Sind moderne Versicherungstarife mit dem Solidargedanken vereinbar?

Moderne und künftige Versicherungstarife dürften anders funktionieren. Versicherungen bieten Apps in Handys und Uhren an, die wir mit Gesundheitsdaten speisen. Sie zählen die Kalorien, die wir zu uns nehmen und die Schritte, die wir täglich gehen. Wer sie nutzt bekommt Vergünstigungen von der Versicherung, wenn er einen Tarif akzeptiert, der Menschen, die wenige Kalorien zu sich nehmen und sich viel bewegen begünstigt. Wer weniger als die im Tarif vereinbarte Schrittzahl zurücklegt oder mehr als die vereinbarten Kalorien zu sich nimmt, muss höhere Prämien zahlen. Vielleicht verliert er sogar den Versicherungsschutz. 

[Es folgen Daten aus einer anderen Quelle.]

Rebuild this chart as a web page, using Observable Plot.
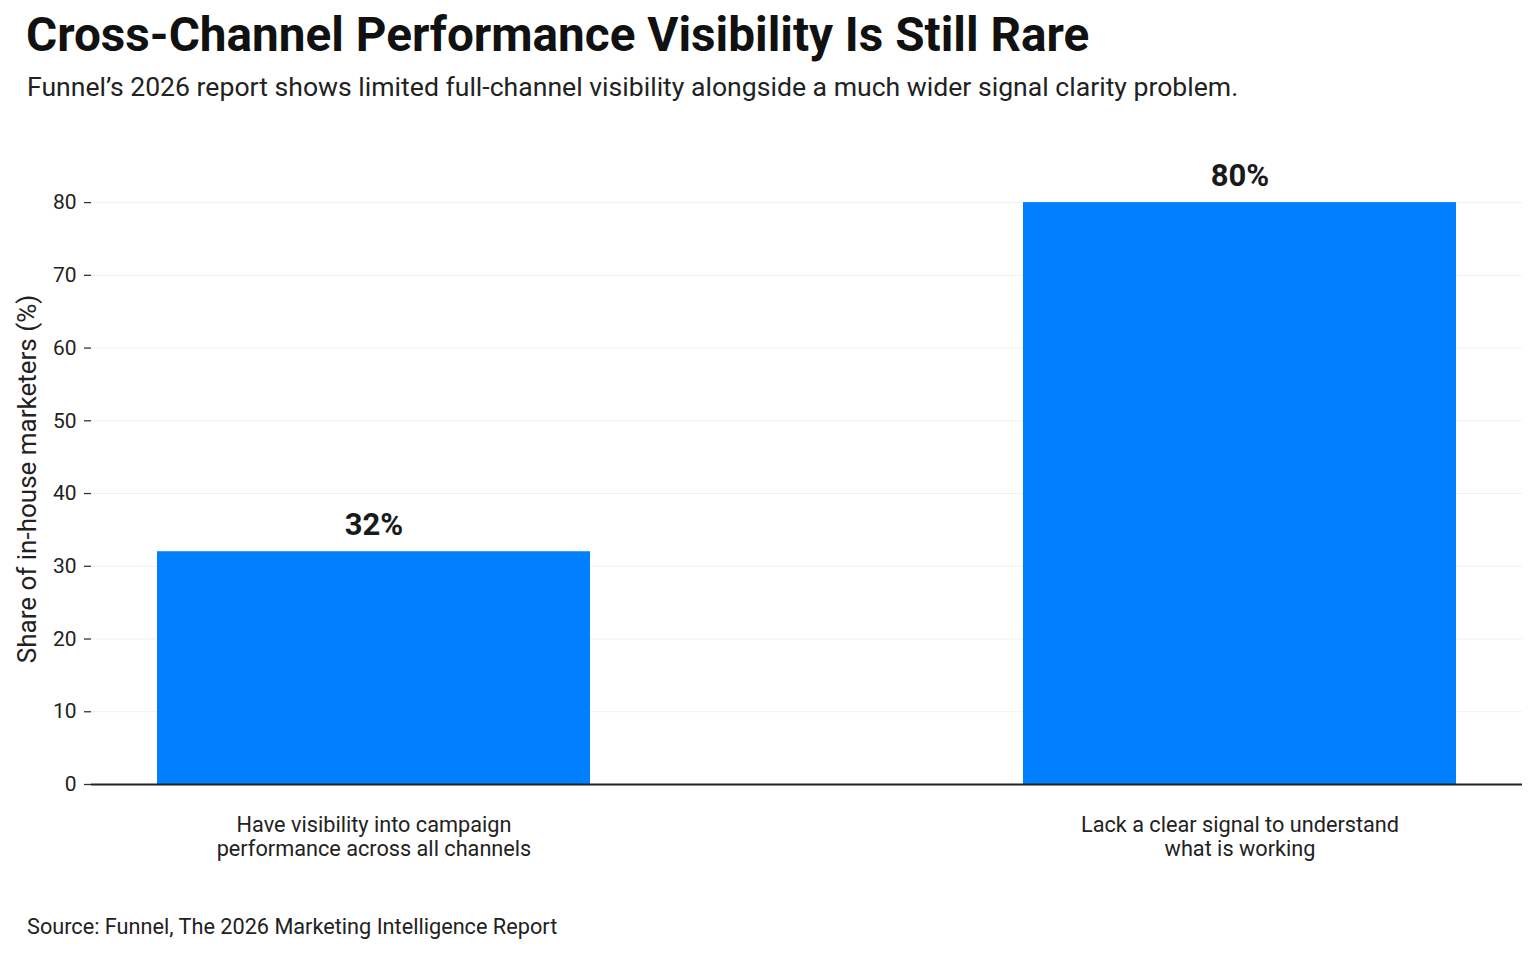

Unsolidarisch zu sein ist nicht unfair – aber hart

Das ist aus Sicht der Versicherung gut, denn gesunde Menschen kosten weniger. Zudem werden sie leistungsgerecht versichert und zahlen auch so. Wer aber nicht asketisch leben will oder wer ohne sein Verschulden herzkrank wird, oder ein Bein verliert, der kann den günstigen Tarif für die Gesunden nicht wählen oder behalten. Eine solche Tarifgestaltung ist nicht unfair, aber sie ist hart. Sie trifft vor allem die Schwachen und sie zerstört ein Solidarmodell. Hoffentlich muss das Büdchen in Köln nicht auch noch irgendwann kostenlos Krankenbetten aufstellen.